--- Start AVAILABLE DATA ---
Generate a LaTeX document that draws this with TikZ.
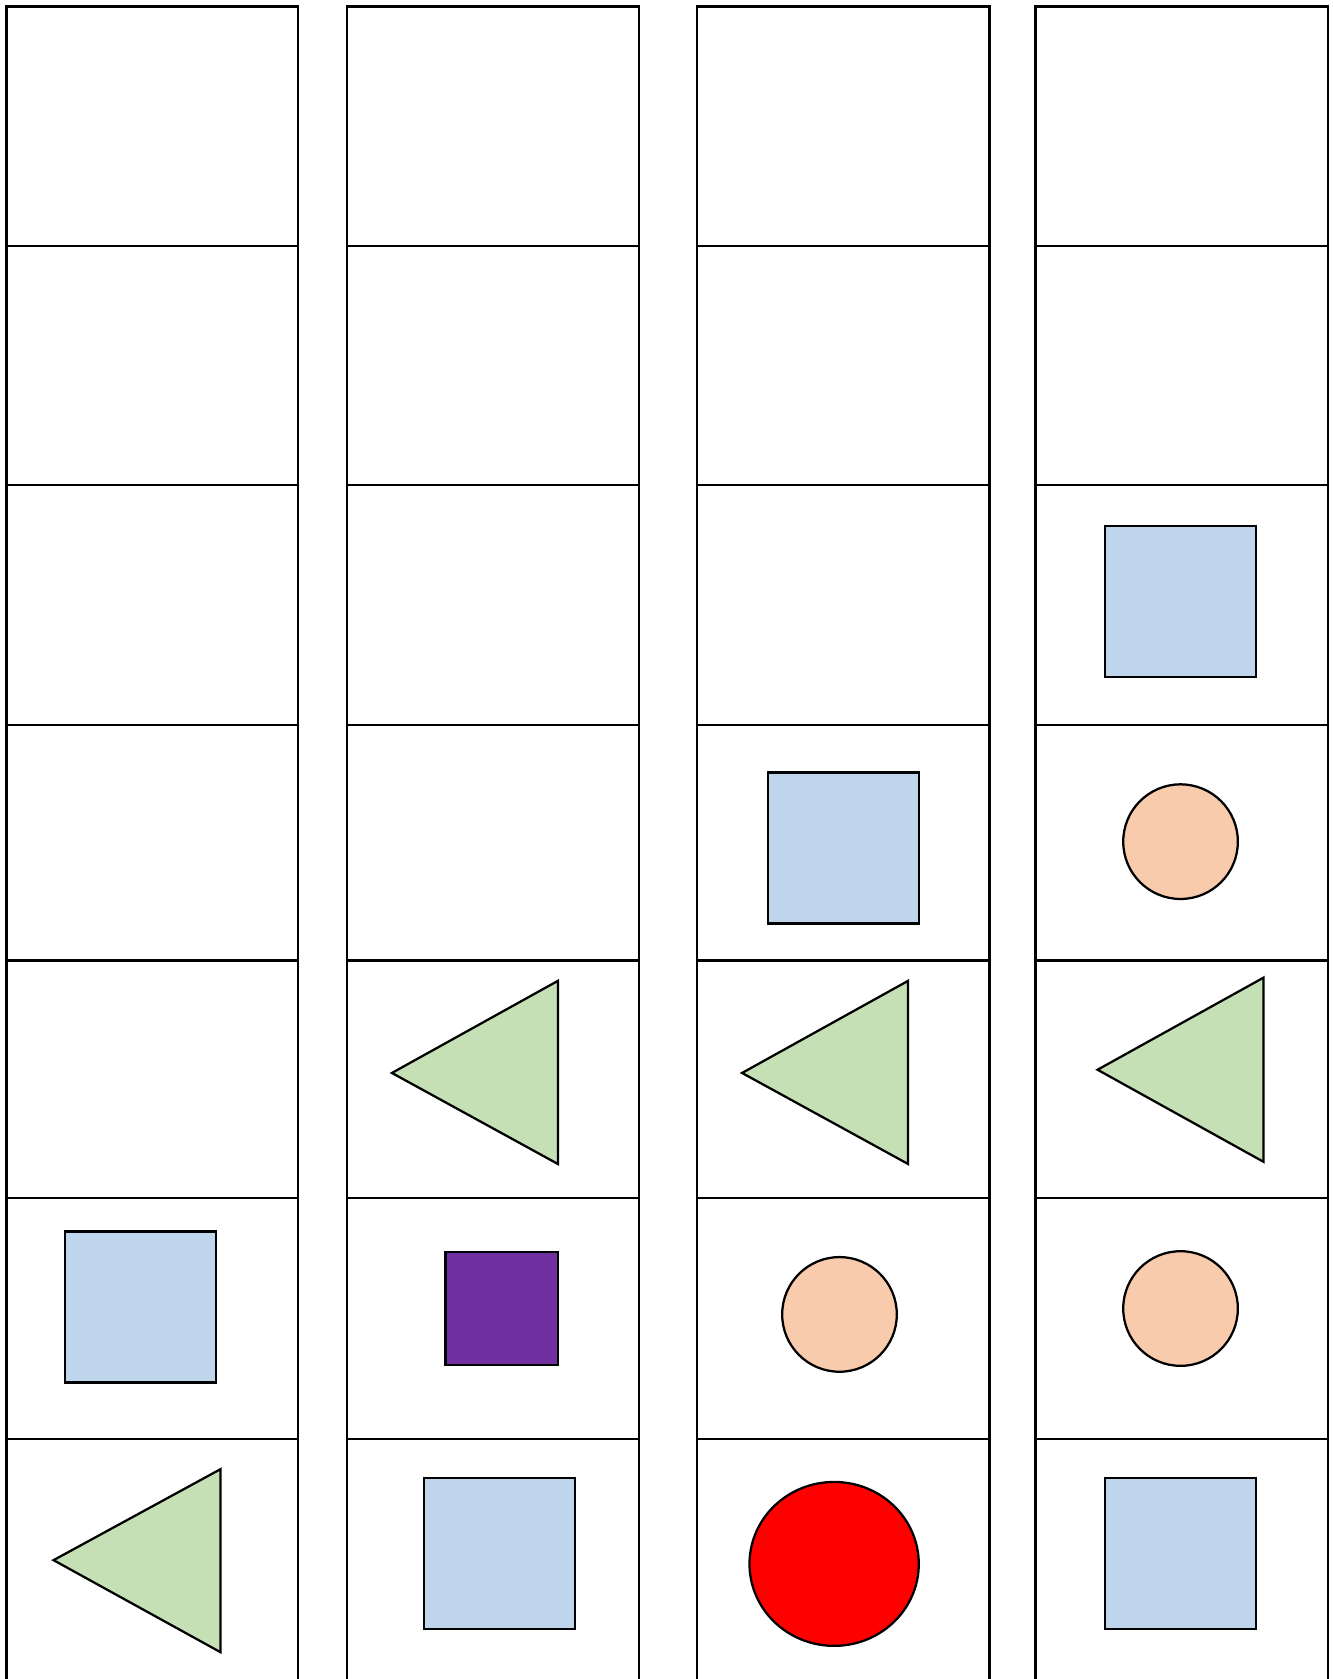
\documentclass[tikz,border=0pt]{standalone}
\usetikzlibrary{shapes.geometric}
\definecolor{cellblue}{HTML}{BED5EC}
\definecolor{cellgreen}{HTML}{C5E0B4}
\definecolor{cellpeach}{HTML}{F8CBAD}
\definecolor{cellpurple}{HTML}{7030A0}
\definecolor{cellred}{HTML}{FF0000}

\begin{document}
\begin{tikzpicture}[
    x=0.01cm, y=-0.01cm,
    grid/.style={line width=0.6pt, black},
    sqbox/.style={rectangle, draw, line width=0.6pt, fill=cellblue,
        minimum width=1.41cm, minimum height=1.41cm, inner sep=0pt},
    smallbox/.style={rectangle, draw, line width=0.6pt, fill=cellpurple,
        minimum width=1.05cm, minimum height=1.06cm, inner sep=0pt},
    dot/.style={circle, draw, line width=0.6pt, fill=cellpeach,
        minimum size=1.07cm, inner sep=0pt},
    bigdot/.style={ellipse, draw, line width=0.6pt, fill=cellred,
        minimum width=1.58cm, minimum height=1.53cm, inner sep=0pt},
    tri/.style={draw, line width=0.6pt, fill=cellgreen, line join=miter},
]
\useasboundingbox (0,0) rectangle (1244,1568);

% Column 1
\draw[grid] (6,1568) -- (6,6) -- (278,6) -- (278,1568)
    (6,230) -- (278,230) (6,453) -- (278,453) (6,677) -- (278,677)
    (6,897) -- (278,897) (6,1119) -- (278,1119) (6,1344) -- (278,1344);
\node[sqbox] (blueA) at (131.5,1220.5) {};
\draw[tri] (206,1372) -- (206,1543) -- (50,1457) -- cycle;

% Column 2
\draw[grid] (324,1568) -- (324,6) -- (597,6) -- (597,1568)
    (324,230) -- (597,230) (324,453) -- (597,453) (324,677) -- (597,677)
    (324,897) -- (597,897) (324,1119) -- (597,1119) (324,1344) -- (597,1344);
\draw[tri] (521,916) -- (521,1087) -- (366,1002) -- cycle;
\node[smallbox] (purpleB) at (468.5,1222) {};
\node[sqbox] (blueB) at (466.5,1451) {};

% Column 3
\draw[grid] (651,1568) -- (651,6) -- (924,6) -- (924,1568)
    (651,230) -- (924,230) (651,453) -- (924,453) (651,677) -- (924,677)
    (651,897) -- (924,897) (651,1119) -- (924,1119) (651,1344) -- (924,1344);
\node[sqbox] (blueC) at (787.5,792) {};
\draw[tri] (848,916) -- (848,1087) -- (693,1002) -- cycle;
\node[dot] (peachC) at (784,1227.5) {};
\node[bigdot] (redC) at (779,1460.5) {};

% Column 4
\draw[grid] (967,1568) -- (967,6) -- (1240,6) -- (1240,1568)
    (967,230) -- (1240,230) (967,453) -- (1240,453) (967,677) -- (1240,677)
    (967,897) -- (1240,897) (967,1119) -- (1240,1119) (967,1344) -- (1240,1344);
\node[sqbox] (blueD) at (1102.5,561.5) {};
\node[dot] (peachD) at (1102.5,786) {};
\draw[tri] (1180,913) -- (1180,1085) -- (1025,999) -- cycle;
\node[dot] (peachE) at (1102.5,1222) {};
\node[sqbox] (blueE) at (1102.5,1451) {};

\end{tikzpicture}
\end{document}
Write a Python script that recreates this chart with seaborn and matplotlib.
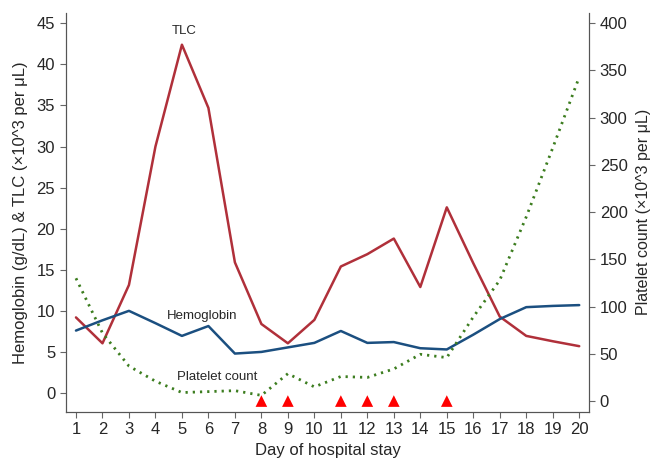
--- End AVAILABLE DATA ---
● **PROMPT**
Reproduce the whole listing exactly, but not the images in it.

● **SOLUTION TO THIS EXERCISE**
Generate a LaTeX document that draws this with TikZ.
\documentclass[tikz,border=0pt]{standalone}
\usetikzlibrary{shapes.geometric}
\definecolor{cellblue}{HTML}{BED5EC}
\definecolor{cellgreen}{HTML}{C5E0B4}
\definecolor{cellpeach}{HTML}{F8CBAD}
\definecolor{cellpurple}{HTML}{7030A0}
\definecolor{cellred}{HTML}{FF0000}

\begin{document}
\begin{tikzpicture}[
    x=0.01cm, y=-0.01cm,
    grid/.style={line width=0.6pt, black},
    sqbox/.style={rectangle, draw, line width=0.6pt, fill=cellblue,
        minimum width=1.41cm, minimum height=1.41cm, inner sep=0pt},
    smallbox/.style={rectangle, draw, line width=0.6pt, fill=cellpurple,
        minimum width=1.05cm, minimum height=1.06cm, inner sep=0pt},
    dot/.style={circle, draw, line width=0.6pt, fill=cellpeach,
        minimum size=1.07cm, inner sep=0pt},
    bigdot/.style={ellipse, draw, line width=0.6pt, fill=cellred,
        minimum width=1.58cm, minimum height=1.53cm, inner sep=0pt},
    tri/.style={draw, line width=0.6pt, fill=cellgreen, line join=miter},
]
\useasboundingbox (0,0) rectangle (1244,1568);

% Column 1
\draw[grid] (6,1568) -- (6,6) -- (278,6) -- (278,1568)
    (6,230) -- (278,230) (6,453) -- (278,453) (6,677) -- (278,677)
    (6,897) -- (278,897) (6,1119) -- (278,1119) (6,1344) -- (278,1344);
\node[sqbox] (blueA) at (131.5,1220.5) {};
\draw[tri] (206,1372) -- (206,1543) -- (50,1457) -- cycle;

% Column 2
\draw[grid] (324,1568) -- (324,6) -- (597,6) -- (597,1568)
    (324,230) -- (597,230) (324,453) -- (597,453) (324,677) -- (597,677)
    (324,897) -- (597,897) (324,1119) -- (597,1119) (324,1344) -- (597,1344);
\draw[tri] (521,916) -- (521,1087) -- (366,1002) -- cycle;
\node[smallbox] (purpleB) at (468.5,1222) {};
\node[sqbox] (blueB) at (466.5,1451) {};

% Column 3
\draw[grid] (651,1568) -- (651,6) -- (924,6) -- (924,1568)
    (651,230) -- (924,230) (651,453) -- (924,453) (651,677) -- (924,677)
    (651,897) -- (924,897) (651,1119) -- (924,1119) (651,1344) -- (924,1344);
\node[sqbox] (blueC) at (787.5,792) {};
\draw[tri] (848,916) -- (848,1087) -- (693,1002) -- cycle;
\node[dot] (peachC) at (784,1227.5) {};
\node[bigdot] (redC) at (779,1460.5) {};

% Column 4
\draw[grid] (967,1568) -- (967,6) -- (1240,6) -- (1240,1568)
    (967,230) -- (1240,230) (967,453) -- (1240,453) (967,677) -- (1240,677)
    (967,897) -- (1240,897) (967,1119) -- (1240,1119) (967,1344) -- (1240,1344);
\node[sqbox] (blueD) at (1102.5,561.5) {};
\node[dot] (peachD) at (1102.5,786) {};
\draw[tri] (1180,913) -- (1180,1085) -- (1025,999) -- cycle;
\node[dot] (peachE) at (1102.5,1222) {};
\node[sqbox] (blueE) at (1102.5,1451) {};

\end{tikzpicture}
\end{document}
Write a Python script that recreates this chart with seaborn and matplotlib.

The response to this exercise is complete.